(Stated task)
Please determine how many lines of the material include the word "chart", and respond with nothing but that number.

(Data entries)
################
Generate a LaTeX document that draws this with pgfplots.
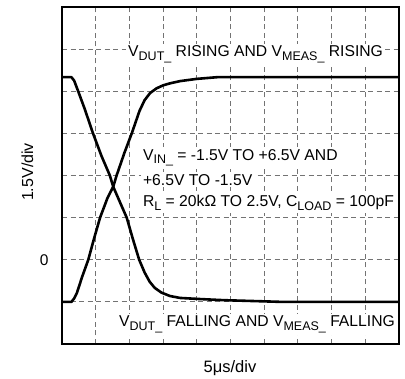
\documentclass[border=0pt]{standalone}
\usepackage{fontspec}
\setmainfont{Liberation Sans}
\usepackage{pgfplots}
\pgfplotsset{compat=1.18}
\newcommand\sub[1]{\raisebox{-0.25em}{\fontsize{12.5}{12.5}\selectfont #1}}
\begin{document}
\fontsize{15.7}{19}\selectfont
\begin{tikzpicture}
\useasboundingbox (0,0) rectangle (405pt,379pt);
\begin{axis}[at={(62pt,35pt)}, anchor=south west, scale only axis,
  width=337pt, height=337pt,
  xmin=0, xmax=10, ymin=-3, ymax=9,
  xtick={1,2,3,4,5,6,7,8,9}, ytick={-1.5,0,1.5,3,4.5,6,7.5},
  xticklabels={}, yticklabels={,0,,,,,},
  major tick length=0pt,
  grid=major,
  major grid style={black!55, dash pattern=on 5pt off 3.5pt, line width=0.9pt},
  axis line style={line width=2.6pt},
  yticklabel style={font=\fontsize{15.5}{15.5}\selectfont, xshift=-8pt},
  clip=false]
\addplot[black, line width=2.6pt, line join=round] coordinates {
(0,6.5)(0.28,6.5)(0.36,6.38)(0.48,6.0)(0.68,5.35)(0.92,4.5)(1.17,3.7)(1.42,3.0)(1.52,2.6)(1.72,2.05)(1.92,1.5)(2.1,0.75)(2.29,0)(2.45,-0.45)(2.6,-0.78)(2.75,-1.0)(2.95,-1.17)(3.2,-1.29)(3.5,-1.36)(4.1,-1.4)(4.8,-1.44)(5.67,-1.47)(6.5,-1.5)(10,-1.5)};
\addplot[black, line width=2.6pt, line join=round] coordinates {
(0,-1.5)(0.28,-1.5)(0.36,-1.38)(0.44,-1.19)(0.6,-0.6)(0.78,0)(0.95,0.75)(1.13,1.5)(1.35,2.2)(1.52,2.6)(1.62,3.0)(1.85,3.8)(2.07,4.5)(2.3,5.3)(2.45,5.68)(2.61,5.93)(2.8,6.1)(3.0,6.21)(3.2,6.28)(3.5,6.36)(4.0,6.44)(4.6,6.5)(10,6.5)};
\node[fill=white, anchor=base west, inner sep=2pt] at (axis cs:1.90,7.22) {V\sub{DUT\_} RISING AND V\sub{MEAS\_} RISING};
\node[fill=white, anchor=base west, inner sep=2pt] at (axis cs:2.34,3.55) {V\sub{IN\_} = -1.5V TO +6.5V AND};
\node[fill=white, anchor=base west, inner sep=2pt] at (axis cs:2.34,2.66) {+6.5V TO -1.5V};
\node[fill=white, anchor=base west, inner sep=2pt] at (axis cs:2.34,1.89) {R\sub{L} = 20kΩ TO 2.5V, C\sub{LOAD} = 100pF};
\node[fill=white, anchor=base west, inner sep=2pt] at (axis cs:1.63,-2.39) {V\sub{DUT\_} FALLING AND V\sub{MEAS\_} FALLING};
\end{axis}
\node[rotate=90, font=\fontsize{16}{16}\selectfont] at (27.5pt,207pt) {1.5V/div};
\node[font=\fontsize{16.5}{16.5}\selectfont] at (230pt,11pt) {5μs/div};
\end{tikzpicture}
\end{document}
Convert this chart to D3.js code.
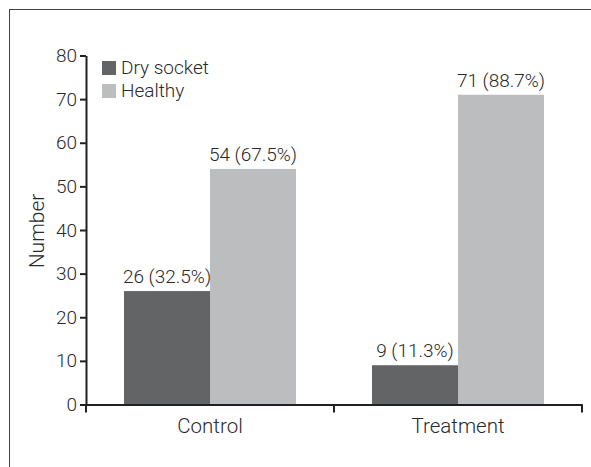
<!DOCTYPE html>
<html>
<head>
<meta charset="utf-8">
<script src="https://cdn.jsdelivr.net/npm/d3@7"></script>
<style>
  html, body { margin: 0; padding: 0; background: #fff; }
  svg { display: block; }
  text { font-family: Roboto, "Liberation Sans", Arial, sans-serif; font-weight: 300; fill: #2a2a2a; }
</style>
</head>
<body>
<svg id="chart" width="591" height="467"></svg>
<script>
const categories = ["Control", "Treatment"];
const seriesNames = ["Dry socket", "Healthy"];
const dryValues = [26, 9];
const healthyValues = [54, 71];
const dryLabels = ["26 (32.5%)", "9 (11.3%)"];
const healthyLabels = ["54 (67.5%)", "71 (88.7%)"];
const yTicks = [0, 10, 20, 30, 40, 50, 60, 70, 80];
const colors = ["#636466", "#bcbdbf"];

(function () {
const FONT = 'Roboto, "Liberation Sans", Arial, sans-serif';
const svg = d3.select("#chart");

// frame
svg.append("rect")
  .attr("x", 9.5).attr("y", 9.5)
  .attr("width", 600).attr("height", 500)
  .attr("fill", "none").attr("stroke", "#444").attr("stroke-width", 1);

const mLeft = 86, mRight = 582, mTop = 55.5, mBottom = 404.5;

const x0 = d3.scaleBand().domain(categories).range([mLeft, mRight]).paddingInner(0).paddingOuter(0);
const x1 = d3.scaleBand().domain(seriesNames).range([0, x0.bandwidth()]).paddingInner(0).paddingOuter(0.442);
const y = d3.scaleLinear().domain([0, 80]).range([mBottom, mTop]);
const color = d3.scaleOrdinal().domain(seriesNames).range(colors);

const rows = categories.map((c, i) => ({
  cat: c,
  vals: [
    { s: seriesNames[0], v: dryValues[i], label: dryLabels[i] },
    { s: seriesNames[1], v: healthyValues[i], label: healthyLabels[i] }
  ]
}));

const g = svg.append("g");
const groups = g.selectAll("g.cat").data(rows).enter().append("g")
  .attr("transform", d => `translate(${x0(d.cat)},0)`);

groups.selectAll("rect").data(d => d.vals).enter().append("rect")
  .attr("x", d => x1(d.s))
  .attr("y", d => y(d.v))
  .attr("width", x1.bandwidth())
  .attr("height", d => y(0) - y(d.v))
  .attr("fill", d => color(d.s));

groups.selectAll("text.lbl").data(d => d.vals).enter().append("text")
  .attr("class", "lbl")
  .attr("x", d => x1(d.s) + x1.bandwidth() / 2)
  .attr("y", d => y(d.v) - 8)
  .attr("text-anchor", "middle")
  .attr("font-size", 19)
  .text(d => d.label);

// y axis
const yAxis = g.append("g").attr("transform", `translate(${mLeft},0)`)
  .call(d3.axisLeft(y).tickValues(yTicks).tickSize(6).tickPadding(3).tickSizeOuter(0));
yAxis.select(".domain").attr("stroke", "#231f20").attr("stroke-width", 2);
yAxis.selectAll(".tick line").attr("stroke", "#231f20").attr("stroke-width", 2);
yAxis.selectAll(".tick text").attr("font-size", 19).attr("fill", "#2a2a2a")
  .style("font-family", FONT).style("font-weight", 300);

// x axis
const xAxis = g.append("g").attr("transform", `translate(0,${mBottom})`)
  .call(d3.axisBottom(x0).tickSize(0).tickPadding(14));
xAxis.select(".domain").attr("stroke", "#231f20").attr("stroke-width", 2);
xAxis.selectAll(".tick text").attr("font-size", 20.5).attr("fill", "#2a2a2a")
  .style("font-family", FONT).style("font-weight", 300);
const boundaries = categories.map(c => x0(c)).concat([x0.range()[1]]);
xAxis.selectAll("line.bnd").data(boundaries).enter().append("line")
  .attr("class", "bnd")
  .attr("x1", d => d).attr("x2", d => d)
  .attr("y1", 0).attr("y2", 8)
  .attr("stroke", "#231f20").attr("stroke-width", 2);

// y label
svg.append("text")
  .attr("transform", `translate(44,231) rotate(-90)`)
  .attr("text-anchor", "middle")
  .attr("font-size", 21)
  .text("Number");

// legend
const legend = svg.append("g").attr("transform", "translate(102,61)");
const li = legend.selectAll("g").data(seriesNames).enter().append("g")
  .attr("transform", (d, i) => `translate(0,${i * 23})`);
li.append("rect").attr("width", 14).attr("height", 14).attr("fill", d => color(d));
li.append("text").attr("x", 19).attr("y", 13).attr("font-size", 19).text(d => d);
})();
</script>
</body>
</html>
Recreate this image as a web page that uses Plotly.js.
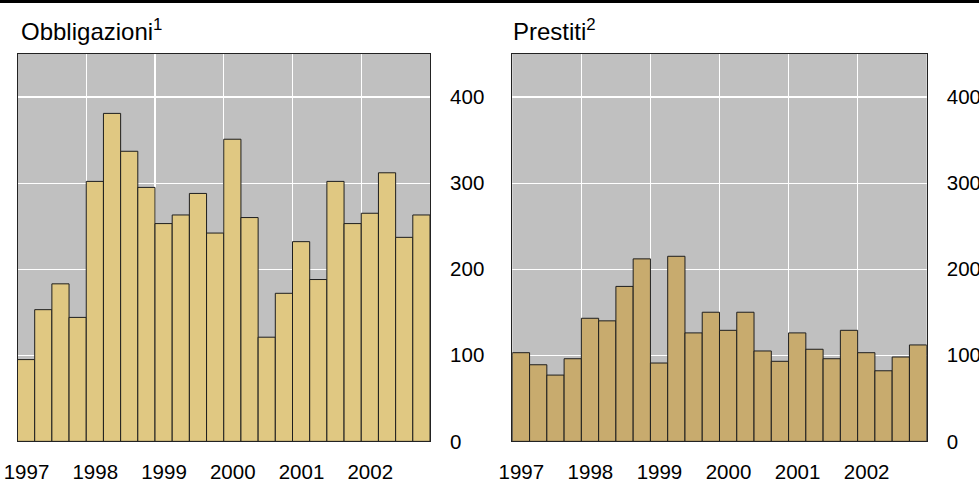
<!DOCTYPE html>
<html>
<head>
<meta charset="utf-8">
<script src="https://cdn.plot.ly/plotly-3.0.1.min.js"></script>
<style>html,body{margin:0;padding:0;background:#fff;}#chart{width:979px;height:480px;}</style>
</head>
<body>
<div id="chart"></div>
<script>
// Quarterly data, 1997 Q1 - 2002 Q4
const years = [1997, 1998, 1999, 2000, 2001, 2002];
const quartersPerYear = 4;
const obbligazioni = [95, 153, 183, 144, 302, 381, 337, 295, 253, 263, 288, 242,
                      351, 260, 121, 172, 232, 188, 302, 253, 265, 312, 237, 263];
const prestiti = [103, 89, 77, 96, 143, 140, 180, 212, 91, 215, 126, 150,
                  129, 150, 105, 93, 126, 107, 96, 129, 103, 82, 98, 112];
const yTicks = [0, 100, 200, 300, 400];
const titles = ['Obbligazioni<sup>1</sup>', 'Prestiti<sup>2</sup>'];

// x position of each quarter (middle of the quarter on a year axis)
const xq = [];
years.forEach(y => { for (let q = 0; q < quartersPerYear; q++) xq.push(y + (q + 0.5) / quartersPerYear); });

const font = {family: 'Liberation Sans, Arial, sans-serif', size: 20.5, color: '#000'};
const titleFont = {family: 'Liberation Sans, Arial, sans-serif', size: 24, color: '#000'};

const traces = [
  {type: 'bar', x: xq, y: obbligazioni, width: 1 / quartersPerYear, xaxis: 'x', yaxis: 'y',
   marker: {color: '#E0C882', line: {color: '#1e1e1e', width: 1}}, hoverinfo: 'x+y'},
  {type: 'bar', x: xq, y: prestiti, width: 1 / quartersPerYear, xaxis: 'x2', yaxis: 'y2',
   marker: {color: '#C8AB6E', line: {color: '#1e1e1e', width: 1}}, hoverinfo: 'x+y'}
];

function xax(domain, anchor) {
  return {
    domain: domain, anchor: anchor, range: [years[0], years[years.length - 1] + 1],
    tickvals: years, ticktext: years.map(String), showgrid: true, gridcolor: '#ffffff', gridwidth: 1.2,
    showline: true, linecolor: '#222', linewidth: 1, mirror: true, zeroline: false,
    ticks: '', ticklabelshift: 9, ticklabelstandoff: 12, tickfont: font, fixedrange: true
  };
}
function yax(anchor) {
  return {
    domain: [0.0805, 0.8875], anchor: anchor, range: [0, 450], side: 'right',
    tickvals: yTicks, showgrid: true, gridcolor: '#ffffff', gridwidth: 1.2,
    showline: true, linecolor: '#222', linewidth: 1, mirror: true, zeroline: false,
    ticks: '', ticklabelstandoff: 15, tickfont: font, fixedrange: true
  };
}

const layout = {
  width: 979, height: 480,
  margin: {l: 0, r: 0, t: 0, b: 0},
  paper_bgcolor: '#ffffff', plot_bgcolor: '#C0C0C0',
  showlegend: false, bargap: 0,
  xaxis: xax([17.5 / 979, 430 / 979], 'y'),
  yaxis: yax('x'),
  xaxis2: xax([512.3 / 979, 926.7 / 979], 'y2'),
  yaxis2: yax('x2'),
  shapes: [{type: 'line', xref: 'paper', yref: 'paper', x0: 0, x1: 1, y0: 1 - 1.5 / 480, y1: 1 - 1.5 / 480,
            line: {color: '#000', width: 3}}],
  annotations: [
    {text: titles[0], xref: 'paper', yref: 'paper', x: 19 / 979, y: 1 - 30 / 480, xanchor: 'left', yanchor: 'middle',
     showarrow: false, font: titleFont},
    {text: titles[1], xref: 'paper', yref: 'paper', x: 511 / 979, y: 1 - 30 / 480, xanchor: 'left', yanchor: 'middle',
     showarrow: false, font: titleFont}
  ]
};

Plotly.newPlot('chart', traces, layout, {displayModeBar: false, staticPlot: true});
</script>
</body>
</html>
################
(The result)
6